Is the debate being handled responsibly?
No. The research scientists involved have huge financial, ideological and research-based vested interests and getting the regulatory changes and research grants to continue and extend their work is dependent on them being able to sell their case to funders, the public and decision-makers. Hence their desire for attention-grabbing media headlines and heart rending (but highly extreme and unusual) human interest stories that are often selective about what facts they present.
It must be tempting for politicians to make promises of ‘miracle cures’ in years to come which no one may remember.

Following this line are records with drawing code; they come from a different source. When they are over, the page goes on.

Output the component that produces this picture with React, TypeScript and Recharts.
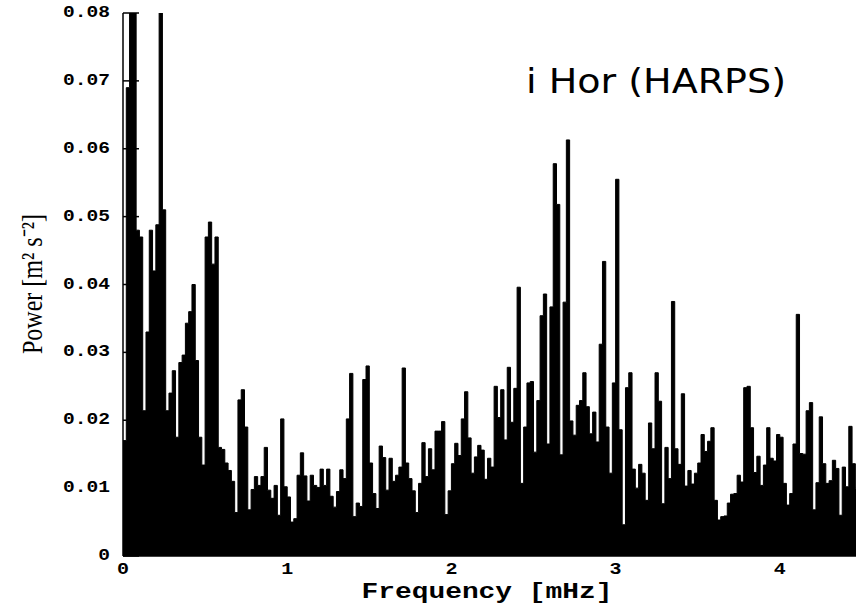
import React from 'react';
import { ComposedChart, Area, XAxis, YAxis } from 'recharts';

// power spectrum, one value every 0.02 mHz
const STEP = 0.02;
const power0to1 = [
  0.017, 0.069, 0.095, 0.095, 0.048, 0.047, 0.0214, 0.033, 0.048, 0.042,
  0.0488, 0.085, 0.051, 0.0214, 0.024, 0.0273, 0.0175, 0.0285, 0.0296, 0.0343,
  0.036, 0.04, 0.0288, 0.0175, 0.0134, 0.047, 0.0492, 0.043, 0.047, 0.016,
  0.0157, 0.0137, 0.0126, 0.011, 0.0064, 0.023, 0.0245, 0.019, 0.0068, 0.0098,
  0.0117, 0.0104, 0.0117, 0.016, 0.0097, 0.0085, 0.0104, 0.006, 0.0202, 0.0102,
];
const power1to2 = [
  0.0087, 0.005, 0.0055, 0.0119, 0.0152, 0.0118, 0.0081, 0.0119, 0.0104, 0.0101,
  0.0128, 0.0104, 0.0128, 0.0088, 0.0072, 0.0095, 0.0127, 0.0114, 0.0202, 0.0269,
  0.0058, 0.0078, 0.0073, 0.026, 0.028, 0.0137, 0.0092, 0.007, 0.0162, 0.0145,
  0.0097, 0.0144, 0.011, 0.0119, 0.0131, 0.0277, 0.0137, 0.0114, 0.0096, 0.0064,
  0.0107, 0.0167, 0.0117, 0.0158, 0.0127, 0.0184, 0.0184, 0.0198, 0.0061, 0.0096,
];
const power2to3 = [
  0.0136, 0.0166, 0.0148, 0.0202, 0.0242, 0.0174, 0.0122, 0.0146, 0.0163, 0.0156,
  0.0113, 0.0144, 0.0131, 0.025, 0.0204, 0.0245, 0.0171, 0.0278, 0.0197, 0.0247,
  0.0396, 0.0107, 0.019, 0.0255, 0.0257, 0.0153, 0.0229, 0.0354, 0.0386, 0.0165,
  0.0367, 0.0578, 0.0518, 0.0149, 0.0374, 0.0613, 0.0199, 0.0178, 0.0222, 0.0229,
  0.027, 0.022, 0.018, 0.0212, 0.0168, 0.0312, 0.0434, 0.019, 0.0122, 0.0255,
];
const power3to4 = [
  0.0555, 0.0186, 0.0046, 0.0248, 0.027, 0.0128, 0.01, 0.0135, 0.0122, 0.0082,
  0.0196, 0.0158, 0.027, 0.0228, 0.0077, 0.016, 0.0114, 0.0375, 0.0158, 0.0135,
  0.0239, 0.0103, 0.0126, 0.0106, 0.0122, 0.0137, 0.0179, 0.0154, 0.0169, 0.0189,
  0.0082, 0.0053, 0.0058, 0.0059, 0.0078, 0.0091, 0.0092, 0.0119, 0.0109, 0.0248,
  0.025, 0.0189, 0.0123, 0.0147, 0.0104, 0.0134, 0.0189, 0.0144, 0.014, 0.0179,
];
const power4on = [
  0.0175, 0.0107, 0.0075, 0.0092, 0.0165, 0.0356, 0.0151, 0.015, 0.0214, 0.0226,
  0.0068, 0.0108, 0.0205, 0.0136, 0.0107, 0.0111, 0.0141, 0.0129, 0.006, 0.0131,
  0.0102, 0.0191, 0.0136, 0.01, 0.0105,
];

const yTicks = [0, 0.01, 0.02, 0.03, 0.04, 0.05, 0.06, 0.07, 0.08];
const rightTicks = [0.01, 0.02, 0.03, 0.04, 0.05, 0.06, 0.07];
const xTicks = [0, 1, 2, 3, 4];
const xMinorTicks = [0.5, 1.5, 2.5, 3.5];

const allPower = [...power0to1, ...power1to2, ...power2to3, ...power3to4, ...power4on];
const data = allPower.map((p, i) => ({ f: +(i * STEP).toFixed(2), p }));

const tickFont = {
  fontFamily: '"Liberation Mono", monospace',
  fontWeight: 700,
  fontSize: 16,
  fill: '#000',
};

const YTick = ({ x, y, payload }: any) => {
  const s = payload.value === 0 ? '0' : payload.value.toFixed(2);
  return (
    <text x={x} y={y} textAnchor="end" dominantBaseline="central" textLength={11.75 * s.length} lengthAdjust="spacingAndGlyphs" {...tickFont}>
      {s}
    </text>
  );
};

const XTick = ({ x, y, payload }: any) => (
  <text x={x} y={y} textAnchor="middle" dominantBaseline="central" textLength={12} lengthAdjust="spacingAndGlyphs" {...tickFont}>
    {String(payload.value)}
  </text>
);

export default function App() {
  return (
    <div style={{ width: 856, height: 606, overflow: 'hidden', background: '#fff' }}>
      <style>{'body{margin:0}'}</style>
      <ComposedChart width={860} height={606} data={data} margin={{ top: 13, right: 3, bottom: 0, left: 0 }}>
        <XAxis
          xAxisId="bottom"
          dataKey="f"
          type="number"
          domain={[0, 4.47]}
          allowDataOverflow
          ticks={xTicks}
          height={50}
          tickLine={false}
          tickSize={0}
          tickMargin={14}
          tick={<XTick />}
          axisLine={{ stroke: '#000', strokeWidth: 1.5 }}
        />
        <XAxis
          xAxisId="top"
          orientation="top"
          dataKey="f"
          type="number"
          domain={[0, 4.47]}
          allowDataOverflow
          ticks={xTicks}
          height={0}
          tickSize={-10}
          tick={false}
          tickLine={{ stroke: '#000', strokeWidth: 1.5 }}
          axisLine={{ stroke: '#000', strokeWidth: 1.5 }}
        />
        <XAxis
          xAxisId="topMinor"
          orientation="top"
          dataKey="f"
          type="number"
          domain={[0, 4.47]}
          allowDataOverflow
          ticks={xMinorTicks}
          height={0}
          tickSize={-5}
          tick={false}
          tickLine={{ stroke: '#000', strokeWidth: 1.5 }}
          axisLine={false}
        />
        <YAxis
          yAxisId="left"
          type="number"
          domain={[0, 0.08]}
          allowDataOverflow
          ticks={yTicks}
          width={123}
          tickSize={-16}
          tickMargin={29}
          tick={<YTick />}
          tickLine={{ stroke: '#000', strokeWidth: 1.5 }}
          axisLine={{ stroke: '#000', strokeWidth: 1.5 }}
        />
        <YAxis
          yAxisId="right"
          orientation="right"
          type="number"
          domain={[0, 0.08]}
          allowDataOverflow
          ticks={rightTicks}
          width={0}
          tickSize={-13}
          tick={false}
          tickLine={{ stroke: '#000', strokeWidth: 1.5 }}
          axisLine={false}
        />
        <Area
          xAxisId="bottom"
          yAxisId="left"
          dataKey="p"
          type="stepAfter"
          fill="#000"
          fillOpacity={1}
          stroke="#000"
          strokeWidth={1}
          dot={false}
          activeDot={false}
          isAnimationActive={false}
        />
        <text x={526} y={93} fontFamily='"DejaVu Sans", sans-serif' fontSize={33} textLength={260} lengthAdjust="spacingAndGlyphs" fill="#000">
          i Hor (HARPS)
        </text>
        <text x={487} y={598} textAnchor="middle" textLength={251} lengthAdjust="spacingAndGlyphs" {...tickFont} fontSize={22}>
          Frequency [mHz]
        </text>
        <text transform="translate(42,284) rotate(-90) scale(1,1.35)" textAnchor="middle" fontFamily='"Liberation Serif", serif' fontSize={22} textLength={140} lengthAdjust="spacingAndGlyphs" fill="#000">
          Power [m² s⁻²]
        </text>
      </ComposedChart>
    </div>
  );
}
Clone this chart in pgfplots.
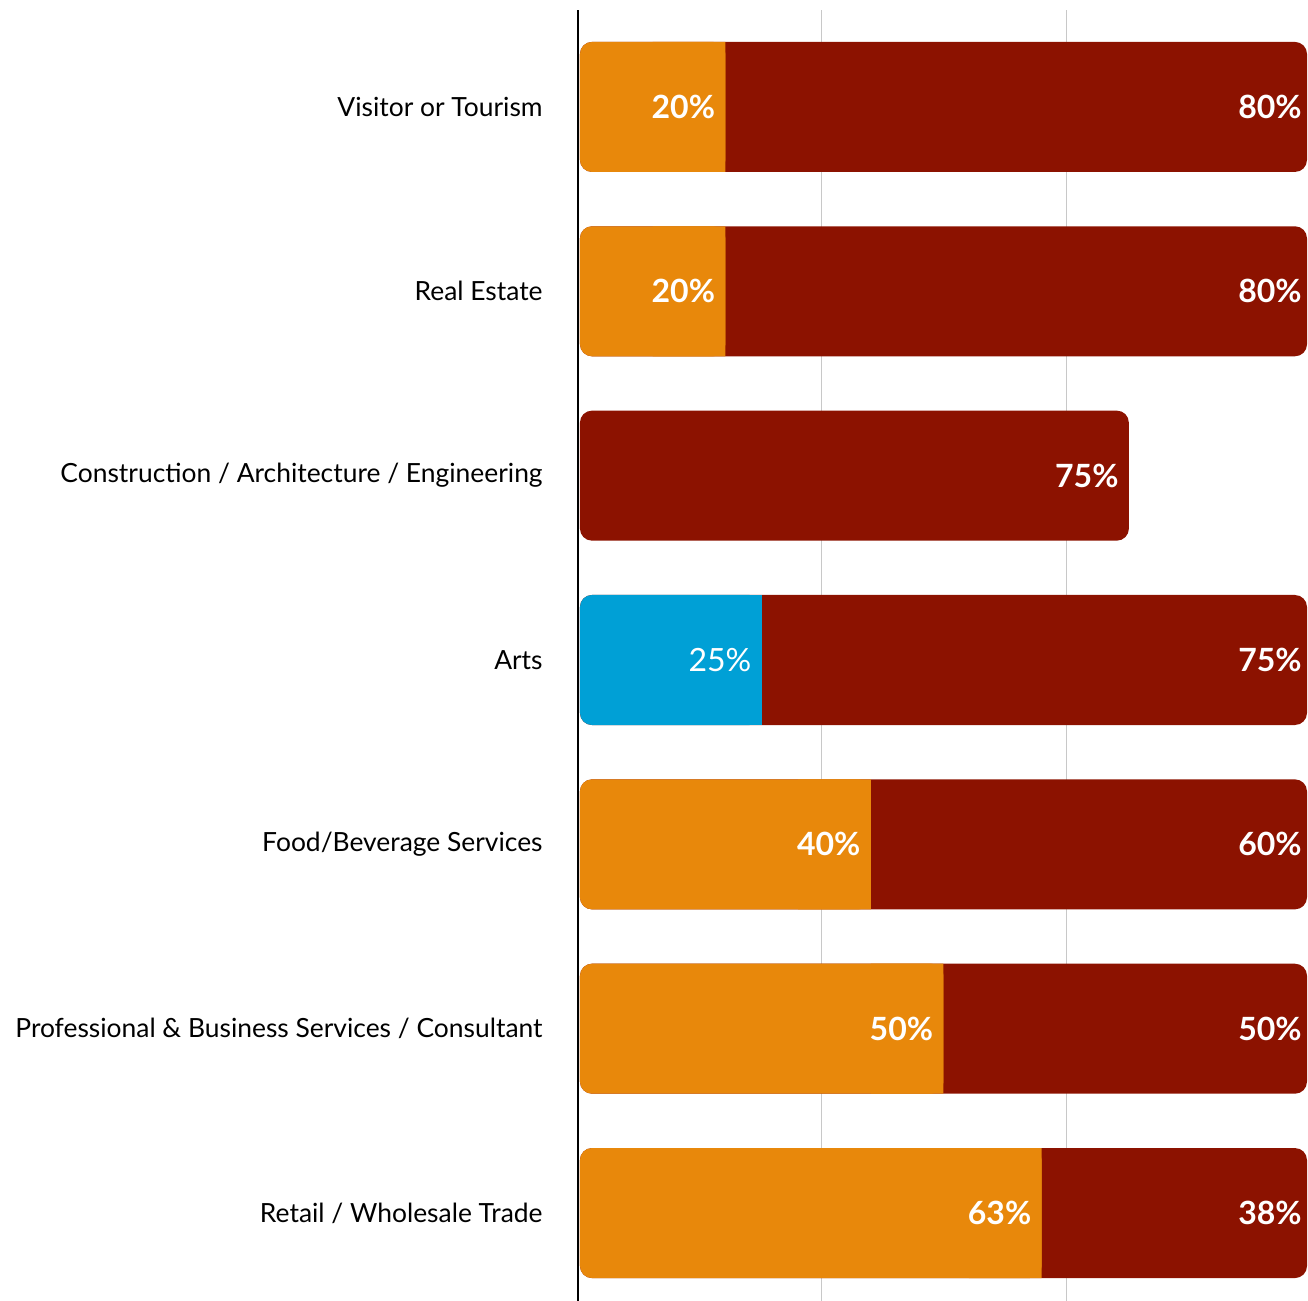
\documentclass[border=0pt]{standalone}
\usepackage{fontspec}
\setmainfont{Lato}
\usepackage{pgfplots}
\pgfplotsset{compat=1.18}
\definecolor{cOrange}{RGB}{232,136,11}
\definecolor{cRed}{RGB}{140,18,0}
\definecolor{cBlue}{RGB}{0,160,214}
\definecolor{cGrid}{RGB}{200,200,200}
\pgfplotsset{
  base/.style={
    scale only axis, width=364.5pt, height=645.5pt,
    at={(289pt,0pt)}, anchor=south west,
    xmin=-0.27, xmax=100, ymin=-0.477, ymax=6.526,
    bar width=65pt,
  },
}
\tikzset{
  vlab/.style={font=\bfseries\fontsize{16}{18}\selectfont, text=white, anchor=east, xshift=-5pt, inner sep=0pt},
}
\begin{document}
\begin{tikzpicture}
\useasboundingbox (0,0) rectangle (654pt,650.5pt);
\begin{axis}[base, xbar, bar shift=0pt,
  axis y line*=left, axis x line*=bottom,
  x axis line style={draw=none},
  y axis line style={line width=1pt, black},
  xtick={33.2,66.9}, xticklabels={},
  xmajorgrids, grid style={cGrid, line width=0.5pt},
  major tick length=0pt,
  ytick={0,...,6},
  yticklabels={Retail / Wholesale Trade, Professional \& Business Services / Consultant, Food/Beverage Services, Arts, Construction / Architecture / Engineering, Real Estate, Visitor or Tourism},
  yticklabel style={font=\fontsize{13.2}{16}\selectfont, inner sep=0pt, xshift=-17.5pt},
]
\addplot[fill=cRed, draw=none, rounded corners=6pt, bar shift=0pt,
  point meta=explicit symbolic, nodes near coords, nodes near coords style={vlab, xshift=2.5pt}]
  coordinates {(100,6)[80\%] (100,5)[80\%] (100,3)[75\%] (100,2)[60\%] (100,1)[50\%] (100,0)[38\%]};
\addplot[fill=cRed, draw=none, rounded corners=6pt, bar shift=0pt,
  point meta=explicit symbolic, nodes near coords, nodes near coords style={vlab}]
  coordinates {(75.5,4)[75\%]};
\addplot[fill=cOrange, draw=none, rounded corners=6pt, bar shift=0pt]
  coordinates {(20,6) (20,5) (40,2) (50,1) (63.5,0)};
\addplot[fill=cBlue, draw=none, rounded corners=6pt, bar shift=0pt]
  coordinates {(25,3)};
\end{axis}
\begin{axis}[base, xbar stacked, hide axis]
% invisible offset, then a square-ended piece that covers the rounded right end
\addplot[draw=none, fill=none]
  coordinates {(10,6) (10,5) (0,4) (15,3) (30,2) (40,1) (53.5,0)};
\addplot[fill=cOrange, draw=none]
  coordinates {(10,6) (10,5) (0,4) (0,3) (10,2) (10,1) (10,0)};
\addplot[fill=cBlue, draw=none]
  coordinates {(0,6) (0,5) (0,4) (10,3) (0,2) (0,1) (0,0)};
\end{axis}
\begin{axis}[base, xbar, bar shift=0pt, hide axis]
% labels at the end of the first segment
\addplot[draw=none, fill=none, bar shift=0pt,
  point meta=explicit symbolic, nodes near coords, nodes near coords style={vlab}]
  coordinates {(20,6)[20\%] (20,5)[20\%] (40,2)[40\%] (50,1)[50\%] (63.5,0)[63\%]};
\addplot[draw=none, fill=none, bar shift=0pt,
  point meta=explicit symbolic, nodes near coords, nodes near coords style={vlab, font=\fontsize{16}{18}\selectfont}]
  coordinates {(25,3)[25\%]};
\end{axis}
\end{tikzpicture}
\end{document}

But I suspect it is much more about media hype than real hope.
This new push is being driven as much by prestige for government, research grants for scientists and profits for biotechnology company shareholders as anything else.
Cool heads required
MPs know there is widespread public opposition to growing genetically modified (GM) crops in the UK. How much more cautious should they be about allowing GM babies to be created?
These techniques are highly experimental, unproven, known to be very unsafe (bear in mind that children’s lives will be the experiment), ineffective, costly, a waste of public money, insufficiently understood, unnecessary (only potentially helping 10-20 families a year) and will require large numbers of eggs to proceed, even for just a few families.
Genuine concerns about this new mitochondrial technology have been swept aside in Britain in the headlong rush to push the scientific boundaries.
Furthermore in many countries around and the world, and by commentators from both secular and faith based scientific backgrounds, Britain is viewed as a rogue state in this area of research.
This move is both premature and ill-conceived.
Fiona Bruce MP has today laid a motion opposing the approval of the regulations which cuts to the chase and encapsulates the concerns beautifully:
“That this House declines to approve the Human Fertilisation and Embryology (Mitochondrial Donation) Regulations 2015 because many of the safety tests recommended by the Human Fertilisation and Embryology Authority Expert Panel have yet to be performed and peer-reviewed and their results made public; because no other country in the world has legalised the proposed techniques for ethical reasons; because major international bodies including the United States Food and Drug Administration have expressed the view that not enough preclinical work has been done to ensure that the proposals are safe; because they permit the genetic modification of human embryos and oocytes; because these regulations permit human embryos to be created only to be destroyed; because there are unanswered questions regarding the legality of the regulations at both domestic and international level; and because this House should not be asked to approve regulations of such ethical significance without a fully informed debate and before the results of the above safety tests are available for consideration.”
I heartily endorse her efforts.
Let’s keep cool heads and instead concentrate on finding real treatments and providing better support for affected individuals and their families rather than spending limited health resources on unethical, risky and highly uncertain high tech solutions that will most likely never deliver.